Le chiffre trois, le triangle, est une autre figure géométrique essentielle dans Agora: vérité, pragmatisme et fanatisme s’engendrent et se détruisent. Ce n’est pourtant pas non plus un film installé dans un dispositif manichéen: la sauvagerie, le désir, le doute, l’esclavage, les dieux qui engendrent les dieux… il sont autant d’éléments intermédiaires qui montrent qu’il ne s’agit pas pour lui de faire un portrait doré de l’antiquité face à un Moyen-Age pointant le bout de son nez; ni d’en appeler à une leçon de morale sur notre condition contemporaine, mais seulement de montrer avec une limpidité rare ce qui engendre continuellement la barbarie.
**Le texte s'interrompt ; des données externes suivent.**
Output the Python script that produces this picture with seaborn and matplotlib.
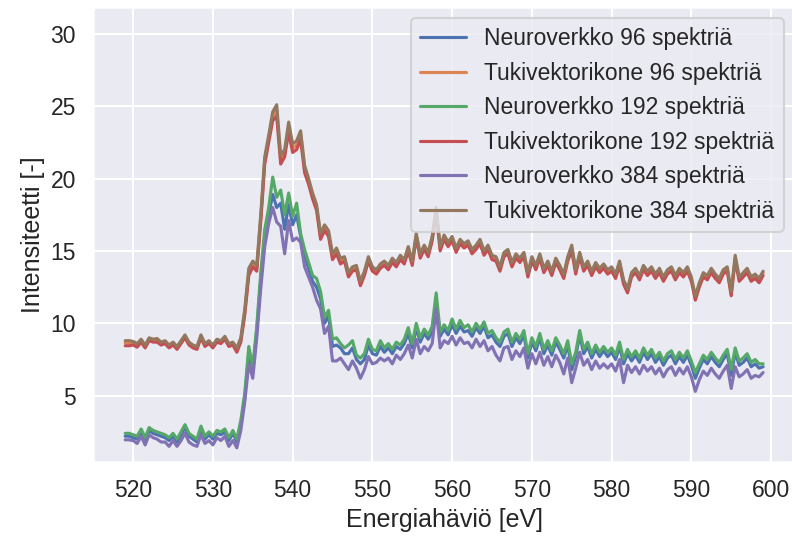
import numpy as np
import pandas as pd
import matplotlib
matplotlib.use("Agg")
import matplotlib.pyplot as plt
import seaborn as sns

# Energy axis: 519 ... 599 eV in 0.5 eV steps
E_START, E_STOP, E_STEP = 519.0, 599.0, 0.5

labels = [
    "Neuroverkko 96 spektriä",
    "Tukivektorikone 96 spektriä",
    "Neuroverkko 192 spektriä",
    "Tukivektorikone 192 spektriä",
    "Neuroverkko 384 spektriä",
    "Tukivektorikone 384 spektriä",
]

neuro_96 = [
    2.2, 2.2, 2.1, 2.0, 2.5, 1.9, 2.6, 2.4, 2.3, 2.2,
    2.1, 1.9, 2.2, 1.8, 2.3, 2.8, 2.2, 2.0, 1.8, 2.7,
    2.0, 2.3, 2.0, 2.4, 2.3, 2.5, 1.9, 2.4, 1.8, 3.0,
    4.9, 7.9, 6.7, 9.5, 13.0, 16.0, 17.5, 18.9, 18.0, 18.3,
    16.5, 18.2, 16.8, 17.5, 16.0, 14.6, 13.8, 12.9, 12.5, 11.7,
    10.0, 10.5, 8.4, 8.5, 8.3, 7.9, 7.9, 8.3, 7.5, 7.2,
    7.5, 8.5, 7.9, 7.8, 8.4, 8.0, 8.3, 7.9, 8.4, 8.2,
    8.6, 9.3, 8.3, 9.7, 8.7, 9.3, 8.9, 9.4, 11.6, 9.1,
    9.6, 9.2, 9.9, 9.3, 9.8, 9.4, 9.5, 9.1, 9.7, 9.3,
    9.8, 9.0, 9.2, 8.7, 8.4, 9.1, 9.3, 8.4, 9.0, 8.6,
    9.2, 7.6, 8.7, 8.1, 9.0, 7.9, 8.5, 7.8, 8.7, 8.2,
    7.6, 8.5, 6.8, 7.7, 9.2, 7.9, 8.4, 7.6, 8.2, 7.7,
    8.1, 7.7, 8.0, 7.5, 8.4, 7.2, 7.9, 7.4, 7.8, 7.3,
    8.0, 7.5, 7.9, 7.3, 7.7, 7.1, 7.6, 7.8, 7.2, 7.7,
    7.3, 7.8, 7.1, 6.2, 6.9, 7.5, 7.2, 7.7, 7.3, 7.0,
    7.5, 7.9, 6.4, 8.0, 7.1, 7.3, 7.6, 7.0, 7.2, 6.9,
    7.0,
]

tuki_96 = [
    8.65, 8.65, 8.6, 8.5, 8.8, 8.4, 8.9, 8.8, 8.85, 8.6,
    8.7, 8.4, 8.6, 8.3, 8.7, 9.1, 8.6, 8.4, 8.3, 9.1,
    8.5, 8.7, 8.4, 8.8, 8.7, 9.0, 8.5, 8.6, 8.2, 8.9,
    10.8, 13.6, 14.1, 13.8, 17.3, 21.3, 22.8, 24.3, 24.7, 21.3,
    21.8, 23.6, 22.1, 22.3, 23.0, 20.7, 19.8, 18.8, 18.0, 16.0,
    16.6, 16.2, 14.6, 15.0, 14.3, 14.5, 13.4, 13.8, 13.8, 12.7,
    13.5, 14.5, 13.8, 13.6, 14.0, 14.2, 13.9, 14.4, 14.1, 14.6,
    14.3, 15.2, 14.2, 16.1, 14.7, 15.3, 14.8, 15.9, 17.8, 15.2,
    16.0, 15.5, 15.9, 15.1, 15.7, 15.4, 15.6, 15.0, 15.3, 15.7,
    14.9, 15.3, 14.6, 14.5, 13.8, 14.8, 15.0, 14.1, 14.7, 14.4,
    14.8, 13.4, 14.5, 13.9, 14.7, 13.7, 14.2, 13.5, 14.4, 13.9,
    13.3, 14.5, 15.2, 13.6, 14.8, 13.8, 14.2, 13.5, 14.1, 13.7,
    14.0, 13.6, 13.8, 13.3, 14.2, 12.9, 12.2, 13.4, 13.7, 13.2,
    13.9, 13.5, 13.8, 13.3, 13.7, 13.1, 13.6, 13.8, 13.2, 13.7,
    13.4, 13.8, 13.1, 11.7, 12.7, 13.4, 13.2, 13.7, 13.3, 13.0,
    13.6, 13.8, 12.0, 14.5, 13.1, 13.4, 13.7, 13.1, 13.3, 13.0,
    13.5,
]

neuro_192 = [
    2.4, 2.4, 2.3, 2.2, 2.7, 2.1, 2.8, 2.6, 2.5, 2.4,
    2.3, 2.1, 2.4, 2.0, 2.5, 3.0, 2.4, 2.2, 2.0, 2.9,
    2.2, 2.5, 2.2, 2.6, 2.5, 2.7, 2.1, 2.6, 2.0, 3.3,
    5.2, 8.4, 7.0, 9.8, 13.5, 16.5, 18.0, 20.1, 18.7, 19.2,
    17.5, 19.0, 17.4, 18.3, 16.2, 15.1, 14.2, 13.3, 13.1, 12.2,
    10.4, 10.9, 8.9, 9.0, 8.6, 8.3, 8.5, 8.8, 7.8, 7.6,
    7.9, 8.9, 8.2, 8.1, 8.8, 8.3, 8.6, 8.2, 8.7, 8.5,
    8.9, 9.7, 8.6, 10.0, 9.0, 9.6, 9.2, 9.8, 12.1, 9.4,
    9.9, 9.5, 10.3, 9.6, 10.2, 9.7, 9.9, 9.4, 10.0, 9.6,
    10.1, 9.3, 9.5, 9.0, 8.7, 9.4, 9.6, 8.7, 9.3, 8.9,
    9.5, 7.9, 9.0, 8.4, 9.3, 8.2, 8.8, 8.1, 9.0, 8.5,
    7.9, 8.8, 7.2, 8.0, 9.5, 8.2, 8.7, 7.9, 8.5, 8.0,
    8.4, 8.0, 8.3, 7.8, 8.7, 7.5, 8.2, 7.7, 8.1, 7.6,
    8.3, 7.8, 8.2, 7.6, 8.0, 7.4, 7.9, 8.1, 7.5, 8.0,
    7.6, 8.1, 7.4, 6.6, 7.2, 7.8, 7.5, 8.0, 7.6, 7.3,
    7.8, 8.2, 6.8, 8.3, 7.4, 7.6, 7.9, 7.3, 7.5, 7.2,
    7.2,
]

tuki_192 = [
    8.45, 8.45, 8.5, 8.35, 8.7, 8.3, 8.8, 8.7, 8.7, 8.5,
    8.6, 8.3, 8.5, 8.2, 8.6, 9.0, 8.5, 8.3, 8.2, 9.0,
    8.4, 8.6, 8.3, 8.7, 8.6, 8.9, 8.4, 8.5, 8.0, 8.7,
    10.6, 13.3, 13.9, 13.6, 17.0, 21.0, 22.5, 24.0, 24.3, 21.0,
    21.5, 23.2, 21.8, 22.0, 22.7, 20.4, 19.6, 18.6, 17.8, 15.8,
    16.4, 16.0, 14.4, 14.8, 14.1, 14.3, 13.2, 13.6, 13.7, 12.6,
    13.3, 14.3, 13.6, 13.4, 13.8, 14.0, 13.7, 14.2, 13.9, 14.4,
    14.1, 15.0, 14.0, 15.9, 14.5, 15.1, 14.6, 15.7, 17.6, 15.0,
    15.8, 15.3, 15.7, 14.9, 15.5, 15.2, 15.4, 14.8, 15.1, 15.5,
    14.7, 15.1, 14.4, 14.3, 13.6, 14.6, 14.8, 13.9, 14.5, 14.2,
    14.6, 13.2, 14.3, 13.7, 14.5, 13.5, 14.0, 13.3, 14.2, 13.7,
    13.1, 14.3, 15.0, 13.4, 14.6, 13.6, 14.0, 13.3, 13.9, 13.5,
    13.8, 13.4, 13.6, 13.1, 14.0, 12.7, 12.1, 13.2, 13.5, 13.0,
    13.7, 13.3, 13.6, 13.1, 13.5, 12.9, 13.4, 13.6, 13.0, 13.5,
    13.2, 13.6, 12.9, 11.6, 12.5, 13.2, 13.0, 13.5, 13.1, 12.8,
    13.4, 13.6, 11.9, 14.4, 12.9, 13.2, 13.5, 12.9, 13.1, 12.8,
    13.3,
]

neuro_384 = [
    1.95, 1.95, 1.9, 1.7, 2.2, 1.6, 2.3, 2.1, 2.0, 1.8,
    1.8, 1.5, 1.9, 1.5, 1.9, 2.4, 1.8, 1.6, 1.5, 2.3,
    1.7, 1.9, 1.6, 2.1, 1.9, 2.2, 1.5, 1.9, 1.4, 2.6,
    4.6, 7.2, 6.2, 9.0, 12.4, 15.3, 16.9, 18.0, 17.0, 16.7,
    14.8, 17.1, 15.7, 15.9, 15.6, 13.9, 13.2, 12.5, 11.6, 11.0,
    9.3, 9.8, 7.4, 7.4, 7.6, 7.2, 6.8, 7.4, 6.9, 6.2,
    6.8, 7.7, 7.2, 7.3, 7.6, 7.4, 7.6, 7.2, 7.8, 7.5,
    7.9, 8.5, 7.6, 8.9, 7.9, 8.4, 8.1, 8.6, 11.0, 8.3,
    8.8, 8.6, 9.1, 8.5, 9.0, 8.6, 8.7, 8.3, 8.9, 8.4,
    8.8, 8.1, 8.4, 7.8, 7.4, 8.3, 8.4, 7.5, 8.1, 7.7,
    8.3, 6.9, 7.9, 7.2, 8.0, 7.1, 7.7, 7.0, 7.8, 7.3,
    6.5, 7.6, 5.9, 6.9, 8.0, 7.1, 7.5, 6.8, 7.4, 6.9,
    7.2, 6.9, 7.2, 6.7, 7.5, 5.9, 7.1, 6.6, 7.0, 6.5,
    7.1, 6.7, 7.0, 6.5, 6.9, 6.3, 6.8, 7.0, 6.4, 6.9,
    6.5, 7.0, 6.3, 5.3, 6.1, 6.7, 6.4, 6.9, 6.5, 6.2,
    6.7, 7.1, 5.5, 7.0, 6.3, 6.5, 6.8, 6.2, 6.4, 6.3,
    6.6,
]

tuki_384 = [
    8.8, 8.8, 8.75, 8.6, 8.9, 8.5, 9.0, 8.9, 8.95, 8.7,
    8.8, 8.5, 8.7, 8.4, 8.8, 9.2, 8.7, 8.5, 8.4, 9.2,
    8.6, 8.8, 8.5, 8.9, 8.8, 9.1, 8.6, 8.7, 8.3, 9.0,
    11.0, 13.8, 14.3, 14.0, 17.5, 21.5, 23.0, 24.6, 25.1, 21.6,
    22.0, 23.9, 22.4, 22.6, 23.3, 20.9, 20.0, 19.0, 18.2, 16.2,
    16.8, 16.4, 14.8, 15.2, 14.5, 14.6, 13.5, 13.9, 14.0, 12.9,
    13.6, 14.6, 13.9, 13.7, 14.1, 14.3, 14.0, 14.5, 14.2, 14.7,
    14.4, 15.3, 14.3, 16.2, 14.8, 15.4, 14.9, 16.0, 18.0, 15.3,
    16.1, 15.6, 16.0, 15.2, 15.8, 15.5, 15.7, 15.1, 15.4, 15.8,
    15.0, 15.4, 14.7, 14.6, 13.9, 14.9, 15.1, 14.2, 14.8, 14.5,
    14.9, 13.5, 14.6, 14.0, 14.8, 13.8, 14.3, 13.6, 14.5, 14.0,
    13.4, 14.6, 15.4, 13.7, 14.9, 13.9, 14.3, 13.6, 14.2, 13.8,
    14.1, 13.7, 13.9, 13.4, 14.3, 13.0, 12.4, 13.5, 13.8, 13.3,
    14.0, 13.6, 13.9, 13.4, 13.8, 13.2, 13.7, 13.9, 13.3, 13.8,
    13.5, 13.9, 13.2, 11.9, 12.8, 13.5, 13.3, 13.8, 13.4, 13.1,
    13.7, 13.9, 12.2, 14.7, 13.2, 13.5, 13.8, 13.2, 13.4, 13.1,
    13.6,
]

series = [neuro_96, tuki_96, neuro_192, tuki_192, neuro_384, tuki_384]

energy = np.arange(E_START, E_STOP + E_STEP / 2, E_STEP)

sns.set_theme(context="talk", style="darkgrid", palette="deep")
plt.rcParams["font.family"] = ["Liberation Sans", "DejaVu Sans"]

fig = plt.figure(figsize=(7.92, 5.41), dpi=100)
ax = fig.add_axes([93.3 / 792, 1 - 461.7 / 541, (795 - 93.3) / 792, (461.7 - 6.7) / 541])

colors = sns.color_palette("deep", 6)
for lab, vals, col in zip(labels, series, colors):
    df = pd.DataFrame({"E": energy, "I": vals})
    sns.lineplot(data=df, x="E", y="I", ax=ax, color=col, label=lab, linewidth=2.25)

ax.set_xlim(515.0, 603.0)
ax.set_ylim(0.44, 31.87)
ax.set_xticks([520, 530, 540, 550, 560, 570, 580, 590, 600])
ax.set_yticks([5, 10, 15, 20, 25, 30])
ax.set_xlabel("Energiahäviö [eV]")
ax.set_ylabel("Intensiteetti [-]")
ax.legend(loc="upper right")

fig.savefig("out.png", dpi=100)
Quelle place pour la fiction de cinéma? Celui de faire du drame des idées une possibilité d’épopée et de romanesque, voir d’érotisme au second degrés. Dans la perfection d’origine néo-platonicienne recherchée par l’héroïne, et les corps androgynes et érotisé du casting masculin, se cache aussi un beau nœud de vipère psychique et passionnel où l’art aura toujours quelque chose à montrer et à apporter. Ce n’est pas pour rien qu’ Agora se termine surtout sur une belle étreinte improbable, un geste d’amour  au bout duquel un jeune esclave aura fait en même temps son initiation aux difficiles règles de sa liberté.

Réalisé par Alejandro Amenabar. Scénario d’Alejandro Amenabar et Matéo Gil. Photo: Xavi Gimenez. Montage: Nacho Ruiz Capilla. Avec: Rachel Weisz, Max Minghella, Oscar Issac, Sami Samir, Rupert Evans, Michael Lonsdale . 2:35;1. 126 minutes.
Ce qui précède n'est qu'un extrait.